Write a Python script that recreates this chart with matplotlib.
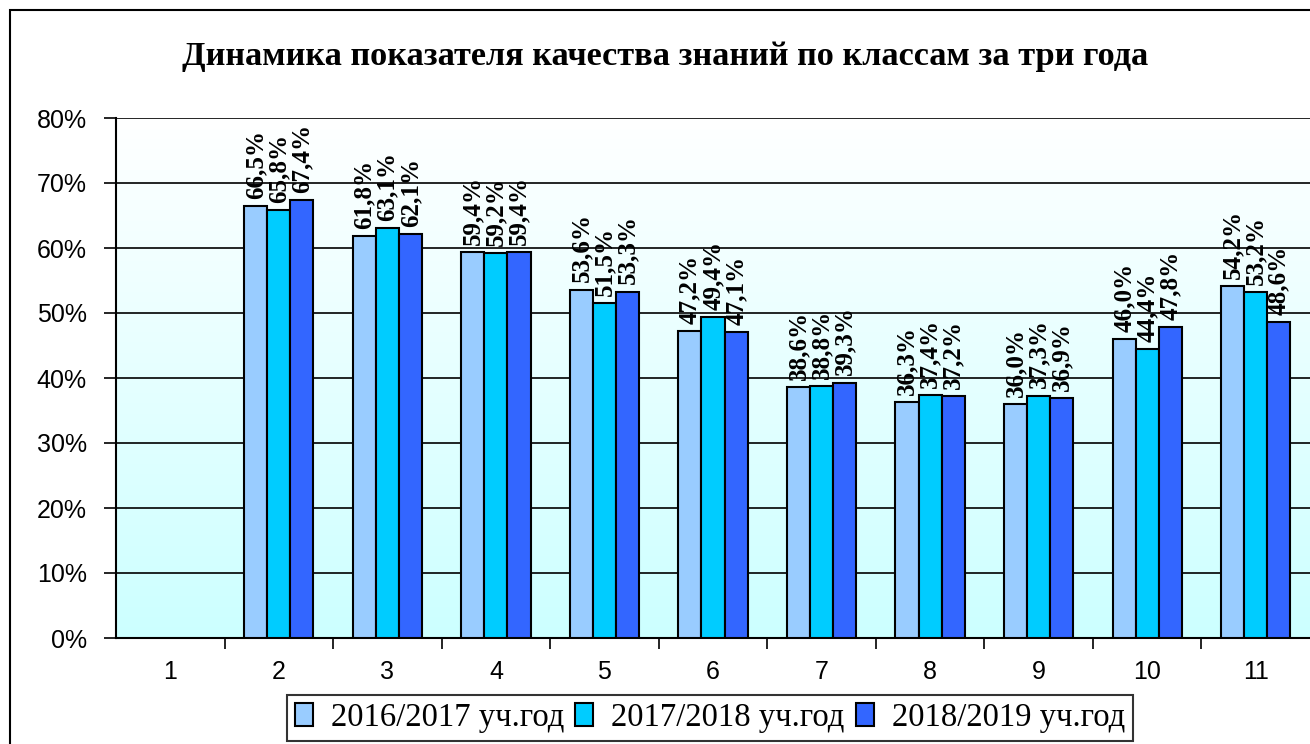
import numpy as np
import matplotlib.pyplot as plt
from matplotlib.patches import Rectangle
from matplotlib.ticker import FuncFormatter, FixedLocator

# data (class 1 has no values)
classes = ['1', '2', '3', '4', '5', '6', '7', '8', '9', '10', '11']
series_names = ['2016/2017 уч.год', '2017/2018 уч.год', '2018/2019 уч.год']
y2016 = [np.nan, 66.5, 61.8, 59.4, 53.6, 47.2, 38.6, 36.3, 36.0, 46.0, 54.2]
y2017 = [np.nan, 65.8, 63.1, 59.2, 51.5, 49.4, 38.8, 37.4, 37.3, 44.4, 53.2]
y2018 = [np.nan, 67.4, 62.1, 59.4, 53.3, 47.1, 39.3, 37.2, 36.9, 47.8, 48.6]
colors = ['#99ccff', '#00ccff', '#3366ff']

serif = ['Liberation Serif', 'DejaVu Serif']
sans = ['Liberation Sans', 'DejaVu Sans']

fig = plt.figure(figsize=(13.1, 7.44), dpi=100)
ax = fig.add_axes([116/1310, 1 - 638/744, 1 - 116/1310, (638 - 118)/744])

# outer chart frame (only left/top visible in the crop)
fig.patches.append(Rectangle((10/1310, -0.2), 1.2, 1.2 - 10/744,
                             transform=fig.transFigure, fill=False,
                             edgecolor='black', linewidth=1.5, clip_on=False))

x = np.arange(len(classes))
w = 0.213

# gradient background: white at top, pale cyan at bottom
grad = np.linspace(0, 1, 256).reshape(-1, 1)
top = np.array([1.0, 1.0, 1.0])
bot = np.array([0.80, 1.0, 1.0])
img = top * (1 - grad[..., None]) + bot * grad[..., None]
ax.imshow(img, extent=[-0.5, len(classes) - 0.5, 0, 80], aspect='auto',
          origin='upper', zorder=0)

for i, (vals, c, name) in enumerate(zip([y2016, y2017, y2018], colors, series_names)):
    pos = x + (i - 1) * w
    ax.bar(pos, vals, w, color=c, edgecolor='black', linewidth=1.5,
           label=name, zorder=3)
    for p, v in zip(pos, vals):
        if np.isnan(v):
            continue
        ax.text(p, v + 1.1, ('%.1f%%' % v).replace('.', ','), rotation=90,
                ha='center', va='bottom', fontsize=18, fontweight='bold',
                family=serif, zorder=4)

ax.set_xlim(-0.5, len(classes) - 0.5)
ax.set_ylim(0, 80)
ax.set_yticks(np.arange(0, 81, 10))
ax.yaxis.set_major_formatter(FuncFormatter(lambda v, p: '%d%%' % v))
ax.grid(axis='y', color='black', linewidth=1.2, zorder=1)
ax.set_axisbelow(True)

ax.set_xticks(x)
ax.set_xticklabels(classes)
ax.xaxis.set_minor_locator(FixedLocator(np.arange(0.5, len(classes) - 0.5, 1)))
ax.tick_params(axis='x', which='major', length=0, pad=16)
ax.tick_params(axis='x', which='minor', length=8, width=1.2, direction='out')
ax.tick_params(axis='y', length=9, width=1.2, direction='out', pad=12)
for lab in ax.get_xticklabels() + ax.get_yticklabels():
    lab.set_family(sans)
    lab.set_fontsize(18)

for s in ['top', 'right']:
    ax.spines[s].set_visible(False)
ax.spines['left'].set_linewidth(1.5)
ax.spines['bottom'].set_linewidth(1.5)

fig.text(665/1310, 1 - 57/744,
         'Динамика показателя качества знаний по классам за три года',
         ha='center', va='center', fontsize=24.7, fontweight='bold', family=serif)

leg = fig.legend(loc='center', bbox_to_anchor=(710/1310, 1 - 718/744), ncol=3,
                 frameon=True, fancybox=False, edgecolor='black',
                 prop={'family': serif, 'size': 23.5}, handlelength=0.55,
                 handleheight=0.7, handletextpad=0.55, columnspacing=0.35,
                 borderpad=0.25, borderaxespad=0)
leg.get_frame().set_linewidth(1.5)

fig.savefig('out.png', dpi=100)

▶ **Your objective**
Pictures are excluded: retype only the lines from the beginning of the listing above through the line with "from matplotlib.ticker import", both included.

▶ **Task result**
Write a Python script that recreates this chart with matplotlib.
import numpy as np
import matplotlib.pyplot as plt
from matplotlib.patches import Rectangle
from matplotlib.ticker import FuncFormatter, FixedLocator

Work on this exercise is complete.